At the threshold level, the courts have recognized that members of LLCs owe fiduciary duties to one another, see, e.g., McGuire Children LLC v. Huntress, 24 Misc.3d 1202A (Erie Sup. Ct. 2009), aff’d 83 A.D.3d 1418 (4th Dept. 2011); Willoughby Rehabilitation and Health Care Center LLC v. Webster, 13 Misc.3d 1230A (N.Y. Sup. Ct. 2006), aff’d 46 A.D.3d 801 (2nd Dept. 2007). These decisions, which analogize a member’s duties to other members to a partner’s duties to other partners, provide a foundation for the advocacy of a member’s rights and remedies in the face of misconduct by other members.


In Tzolis v. Wolff, 10 N.Y.3d 100 (2008), the Court of Appeals held that LLC members may sue derivatively, even though the LLCL does not expressly authorize such actions. The court, after reviewing the development of the law authorizing derivative actions on behalf of trusts, corporations and limited partnerships, found that an LLC member had the right to bring a derivative action, stating that “to hold that there is no remedy when corporate fiduciaries use corporate assets to enrich themselves” was unacceptable.


In Gottlieb v. Northriver Trading Co., LLC, 58 A.D.3d 550 (1st Dept. 2009), a minority member of an LLC sued the LLC and the majority member for an accounting. Supreme Court dismissed the complaint, holding, among other things, that the LLCL did not give the plaintiff member the right to an accounting; the court refused to apply the cases cited by the member plaintiff, which addressed the right to an accounting in business entities other than LLCs.


The First Department reversed, holding that “members of a limited liability company may seek an equitable accounting under common law”, and rejecting any assertion that LLC members “are limited to statutory remedies with respect to potential fraud” as inconsistent with the reasoning of Tzolis.


Although the LLCL provides for the judicial dissolution of an LLC, unlike the BCL, which includes provisions authorizing the buyout of a complaining shareholder as a means of resolving a dissolution action brought by that shareholder, the LLCL does not contain any provision which authorizes a buyout as a means of avoiding dissolution.


Notwithstanding this absence of statutory authority, in Matter of the Dissolution of Superior Vending, LLC, 71 A.D.3d 1153 (2nd Dept. 2010), an action in which the members consented to the dissolution of their LLC, the Second Department approved Supreme Court’s order that one member buy out the other member’s ownership interests as “the most equitable method of liquidation.”

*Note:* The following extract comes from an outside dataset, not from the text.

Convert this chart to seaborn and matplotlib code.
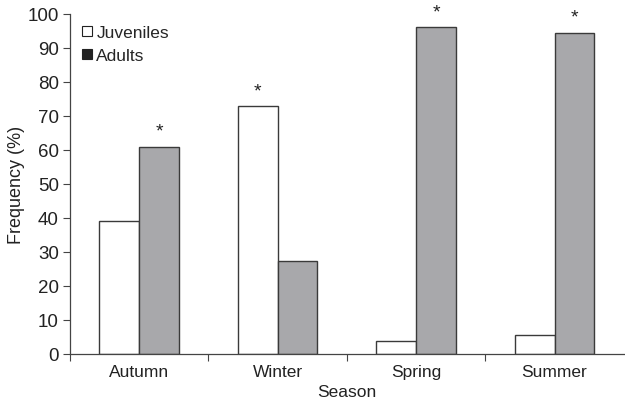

Also, in Matter of Gold (Cosmo Holdings, LLC) (Nassau County Index No. 6722/11), the court denied an LLC member’s application for judicial dissolution but ordered an appraisal proceeding for the buyout of that member’s ownership interest, holding that the member “has the common law right to an appraisal proceeding for the purpose of determining the fair market value of her membership interest in the limited liability company.”


As authority for this proposition, the court cited Appleton Acquisition, LLC v. National Housing Partnership, 10 N.Y.3d 250, 256 (2008), a case in which the Court of Appeals addressed a limited partner’s remedies under the New York Revised Limited Partnership Law.


Each of the decisions discussed above is worthy of analysis, but the takeaway for practitioners is that the courts will likely continue to follow the Court of Appeals’ lead in Tzolis and look, where appropriate, to the New York law on corporations and partnerships for guidance in the development of remedies for LLC members.